COLLECTED DATA:
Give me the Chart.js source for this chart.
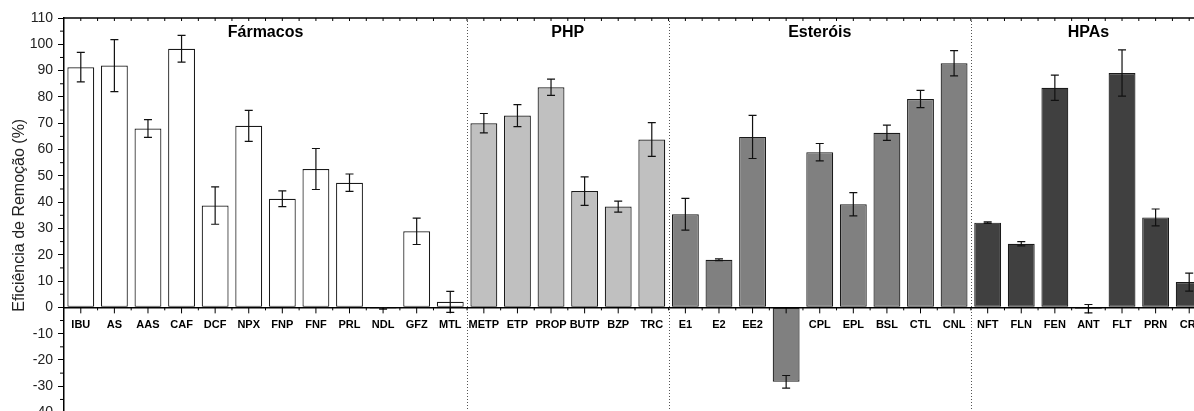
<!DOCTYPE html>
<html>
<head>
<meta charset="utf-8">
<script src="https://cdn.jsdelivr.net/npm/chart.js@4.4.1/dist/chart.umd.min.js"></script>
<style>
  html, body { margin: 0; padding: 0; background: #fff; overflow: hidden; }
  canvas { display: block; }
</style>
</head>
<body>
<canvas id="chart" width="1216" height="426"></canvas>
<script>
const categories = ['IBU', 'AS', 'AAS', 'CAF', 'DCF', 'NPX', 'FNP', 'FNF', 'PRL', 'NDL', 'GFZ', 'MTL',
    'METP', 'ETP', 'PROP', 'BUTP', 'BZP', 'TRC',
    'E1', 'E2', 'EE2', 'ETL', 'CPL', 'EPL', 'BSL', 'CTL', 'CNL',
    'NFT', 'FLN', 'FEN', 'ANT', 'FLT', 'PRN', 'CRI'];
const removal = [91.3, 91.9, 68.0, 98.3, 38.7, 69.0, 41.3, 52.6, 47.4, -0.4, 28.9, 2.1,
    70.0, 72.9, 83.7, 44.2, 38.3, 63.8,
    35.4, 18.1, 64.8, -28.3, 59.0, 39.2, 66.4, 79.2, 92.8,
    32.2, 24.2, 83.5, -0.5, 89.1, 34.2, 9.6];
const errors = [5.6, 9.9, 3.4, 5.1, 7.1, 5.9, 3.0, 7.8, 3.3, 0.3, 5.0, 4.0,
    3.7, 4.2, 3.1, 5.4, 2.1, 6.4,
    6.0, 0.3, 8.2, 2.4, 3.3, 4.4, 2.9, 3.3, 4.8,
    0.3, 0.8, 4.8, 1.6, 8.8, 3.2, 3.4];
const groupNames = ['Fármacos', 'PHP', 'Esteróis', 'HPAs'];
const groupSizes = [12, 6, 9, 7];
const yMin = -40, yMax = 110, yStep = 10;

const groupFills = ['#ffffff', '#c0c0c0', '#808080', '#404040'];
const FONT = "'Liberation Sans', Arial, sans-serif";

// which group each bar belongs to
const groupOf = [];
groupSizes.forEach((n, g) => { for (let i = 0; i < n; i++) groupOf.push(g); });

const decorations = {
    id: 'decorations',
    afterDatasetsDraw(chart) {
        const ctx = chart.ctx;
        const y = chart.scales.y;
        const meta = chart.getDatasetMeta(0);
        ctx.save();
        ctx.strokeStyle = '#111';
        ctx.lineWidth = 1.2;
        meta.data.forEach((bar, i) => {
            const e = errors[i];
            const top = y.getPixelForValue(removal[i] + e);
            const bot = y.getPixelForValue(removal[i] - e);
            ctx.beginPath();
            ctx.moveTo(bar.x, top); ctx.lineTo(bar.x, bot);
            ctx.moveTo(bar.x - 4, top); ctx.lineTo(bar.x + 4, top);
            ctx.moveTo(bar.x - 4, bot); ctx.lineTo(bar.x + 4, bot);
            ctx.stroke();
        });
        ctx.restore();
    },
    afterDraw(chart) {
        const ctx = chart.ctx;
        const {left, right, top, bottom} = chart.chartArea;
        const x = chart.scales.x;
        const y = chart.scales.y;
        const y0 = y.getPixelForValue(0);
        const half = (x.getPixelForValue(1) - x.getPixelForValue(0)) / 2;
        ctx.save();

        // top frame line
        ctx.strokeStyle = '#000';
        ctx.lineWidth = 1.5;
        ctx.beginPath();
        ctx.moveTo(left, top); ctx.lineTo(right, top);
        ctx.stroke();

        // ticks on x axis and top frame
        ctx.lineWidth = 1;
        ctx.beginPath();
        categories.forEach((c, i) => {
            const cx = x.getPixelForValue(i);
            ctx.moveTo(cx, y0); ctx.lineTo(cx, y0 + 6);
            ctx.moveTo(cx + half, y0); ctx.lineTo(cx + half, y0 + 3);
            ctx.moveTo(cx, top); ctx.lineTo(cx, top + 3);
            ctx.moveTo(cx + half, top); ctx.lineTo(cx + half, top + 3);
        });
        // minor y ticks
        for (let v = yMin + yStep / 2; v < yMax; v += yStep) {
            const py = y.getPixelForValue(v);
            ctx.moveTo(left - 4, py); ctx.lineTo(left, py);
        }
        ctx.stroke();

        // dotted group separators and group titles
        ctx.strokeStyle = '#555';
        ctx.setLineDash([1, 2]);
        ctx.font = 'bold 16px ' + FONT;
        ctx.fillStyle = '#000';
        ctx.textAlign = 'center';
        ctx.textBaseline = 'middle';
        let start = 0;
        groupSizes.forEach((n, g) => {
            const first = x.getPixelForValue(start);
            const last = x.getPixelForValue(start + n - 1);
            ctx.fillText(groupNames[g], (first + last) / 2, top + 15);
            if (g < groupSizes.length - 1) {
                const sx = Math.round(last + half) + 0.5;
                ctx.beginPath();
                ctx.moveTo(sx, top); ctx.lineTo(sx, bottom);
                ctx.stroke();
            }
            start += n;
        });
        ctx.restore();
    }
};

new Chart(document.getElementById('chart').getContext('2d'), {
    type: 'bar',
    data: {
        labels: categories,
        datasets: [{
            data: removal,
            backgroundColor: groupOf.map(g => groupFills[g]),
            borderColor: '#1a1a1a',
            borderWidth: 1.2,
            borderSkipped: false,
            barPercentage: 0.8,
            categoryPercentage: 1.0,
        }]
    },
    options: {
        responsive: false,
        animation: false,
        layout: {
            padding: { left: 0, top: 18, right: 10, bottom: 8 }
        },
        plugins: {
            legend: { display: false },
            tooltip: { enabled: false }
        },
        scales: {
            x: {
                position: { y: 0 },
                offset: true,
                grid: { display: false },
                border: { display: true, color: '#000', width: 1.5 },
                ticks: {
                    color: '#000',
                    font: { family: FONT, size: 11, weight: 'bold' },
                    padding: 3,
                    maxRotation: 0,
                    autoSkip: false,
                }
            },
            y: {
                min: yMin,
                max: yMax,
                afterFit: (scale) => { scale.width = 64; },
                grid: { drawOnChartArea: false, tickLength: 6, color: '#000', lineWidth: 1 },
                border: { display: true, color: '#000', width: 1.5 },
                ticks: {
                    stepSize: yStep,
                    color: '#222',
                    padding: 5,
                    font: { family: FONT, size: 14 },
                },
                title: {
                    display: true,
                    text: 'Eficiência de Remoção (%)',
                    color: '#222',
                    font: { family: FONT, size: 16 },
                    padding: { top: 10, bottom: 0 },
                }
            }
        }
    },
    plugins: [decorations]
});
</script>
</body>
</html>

TASK OBJECTIVE: Transcribe the preceding listing in its entirety and with exact wording, leaving out pictures.

EXERCISE SOLUTION:
Give me the Chart.js source for this chart.
<!DOCTYPE html>
<html>
<head>
<meta charset="utf-8">
<script src="https://cdn.jsdelivr.net/npm/chart.js@4.4.1/dist/chart.umd.min.js"></script>
<style>
  html, body { margin: 0; padding: 0; background: #fff; overflow: hidden; }
  canvas { display: block; }
</style>
</head>
<body>
<canvas id="chart" width="1216" height="426"></canvas>
<script>
const categories = ['IBU', 'AS', 'AAS', 'CAF', 'DCF', 'NPX', 'FNP', 'FNF', 'PRL', 'NDL', 'GFZ', 'MTL',
    'METP', 'ETP', 'PROP', 'BUTP', 'BZP', 'TRC',
    'E1', 'E2', 'EE2', 'ETL', 'CPL', 'EPL', 'BSL', 'CTL', 'CNL',
    'NFT', 'FLN', 'FEN', 'ANT', 'FLT', 'PRN', 'CRI'];
const removal = [91.3, 91.9, 68.0, 98.3, 38.7, 69.0, 41.3, 52.6, 47.4, -0.4, 28.9, 2.1,
    70.0, 72.9, 83.7, 44.2, 38.3, 63.8,
    35.4, 18.1, 64.8, -28.3, 59.0, 39.2, 66.4, 79.2, 92.8,
    32.2, 24.2, 83.5, -0.5, 89.1, 34.2, 9.6];
const errors = [5.6, 9.9, 3.4, 5.1, 7.1, 5.9, 3.0, 7.8, 3.3, 0.3, 5.0, 4.0,
    3.7, 4.2, 3.1, 5.4, 2.1, 6.4,
    6.0, 0.3, 8.2, 2.4, 3.3, 4.4, 2.9, 3.3, 4.8,
    0.3, 0.8, 4.8, 1.6, 8.8, 3.2, 3.4];
const groupNames = ['Fármacos', 'PHP', 'Esteróis', 'HPAs'];
const groupSizes = [12, 6, 9, 7];
const yMin = -40, yMax = 110, yStep = 10;

const groupFills = ['#ffffff', '#c0c0c0', '#808080', '#404040'];
const FONT = "'Liberation Sans', Arial, sans-serif";

// which group each bar belongs to
const groupOf = [];
groupSizes.forEach((n, g) => { for (let i = 0; i < n; i++) groupOf.push(g); });

const decorations = {
    id: 'decorations',
    afterDatasetsDraw(chart) {
        const ctx = chart.ctx;
        const y = chart.scales.y;
        const meta = chart.getDatasetMeta(0);
        ctx.save();
        ctx.strokeStyle = '#111';
        ctx.lineWidth = 1.2;
        meta.data.forEach((bar, i) => {
            const e = errors[i];
            const top = y.getPixelForValue(removal[i] + e);
            const bot = y.getPixelForValue(removal[i] - e);
            ctx.beginPath();
            ctx.moveTo(bar.x, top); ctx.lineTo(bar.x, bot);
            ctx.moveTo(bar.x - 4, top); ctx.lineTo(bar.x + 4, top);
            ctx.moveTo(bar.x - 4, bot); ctx.lineTo(bar.x + 4, bot);
            ctx.stroke();
        });
        ctx.restore();
    },
    afterDraw(chart) {
        const ctx = chart.ctx;
        const {left, right, top, bottom} = chart.chartArea;
        const x = chart.scales.x;
        const y = chart.scales.y;
        const y0 = y.getPixelForValue(0);
        const half = (x.getPixelForValue(1) - x.getPixelForValue(0)) / 2;
        ctx.save();

        // top frame line
        ctx.strokeStyle = '#000';
        ctx.lineWidth = 1.5;
        ctx.beginPath();
        ctx.moveTo(left, top); ctx.lineTo(right, top);
        ctx.stroke();

        // ticks on x axis and top frame
        ctx.lineWidth = 1;
        ctx.beginPath();
        categories.forEach((c, i) => {
            const cx = x.getPixelForValue(i);
            ctx.moveTo(cx, y0); ctx.lineTo(cx, y0 + 6);
            ctx.moveTo(cx + half, y0); ctx.lineTo(cx + half, y0 + 3);
            ctx.moveTo(cx, top); ctx.lineTo(cx, top + 3);
            ctx.moveTo(cx + half, top); ctx.lineTo(cx + half, top + 3);
        });
        // minor y ticks
        for (let v = yMin + yStep / 2; v < yMax; v += yStep) {
            const py = y.getPixelForValue(v);
            ctx.moveTo(left - 4, py); ctx.lineTo(left, py);
        }
        ctx.stroke();

        // dotted group separators and group titles
        ctx.strokeStyle = '#555';
        ctx.setLineDash([1, 2]);
        ctx.font = 'bold 16px ' + FONT;
        ctx.fillStyle = '#000';
        ctx.textAlign = 'center';
        ctx.textBaseline = 'middle';
        let start = 0;
        groupSizes.forEach((n, g) => {
            const first = x.getPixelForValue(start);
            const last = x.getPixelForValue(start + n - 1);
            ctx.fillText(groupNames[g], (first + last) / 2, top + 15);
            if (g < groupSizes.length - 1) {
                const sx = Math.round(last + half) + 0.5;
                ctx.beginPath();
                ctx.moveTo(sx, top); ctx.lineTo(sx, bottom);
                ctx.stroke();
            }
            start += n;
        });
        ctx.restore();
    }
};

new Chart(document.getElementById('chart').getContext('2d'), {
    type: 'bar',
    data: {
        labels: categories,
        datasets: [{
            data: removal,
            backgroundColor: groupOf.map(g => groupFills[g]),
            borderColor: '#1a1a1a',
            borderWidth: 1.2,
            borderSkipped: false,
            barPercentage: 0.8,
            categoryPercentage: 1.0,
        }]
    },
    options: {
        responsive: false,
        animation: false,
        layout: {
            padding: { left: 0, top: 18, right: 10, bottom: 8 }
        },
        plugins: {
            legend: { display: false },
            tooltip: { enabled: false }
        },
        scales: {
            x: {
                position: { y: 0 },
                offset: true,
                grid: { display: false },
                border: { display: true, color: '#000', width: 1.5 },
                ticks: {
                    color: '#000',
                    font: { family: FONT, size: 11, weight: 'bold' },
                    padding: 3,
                    maxRotation: 0,
                    autoSkip: false,
                }
            },
            y: {
                min: yMin,
                max: yMax,
                afterFit: (scale) => { scale.width = 64; },
                grid: { drawOnChartArea: false, tickLength: 6, color: '#000', lineWidth: 1 },
                border: { display: true, color: '#000', width: 1.5 },
                ticks: {
                    stepSize: yStep,
                    color: '#222',
                    padding: 5,
                    font: { family: FONT, size: 14 },
                },
                title: {
                    display: true,
                    text: 'Eficiência de Remoção (%)',
                    color: '#222',
                    font: { family: FONT, size: 16 },
                    padding: { top: 10, bottom: 0 },
                }
            }
        }
    },
    plugins: [decorations]
});
</script>
</body>
</html>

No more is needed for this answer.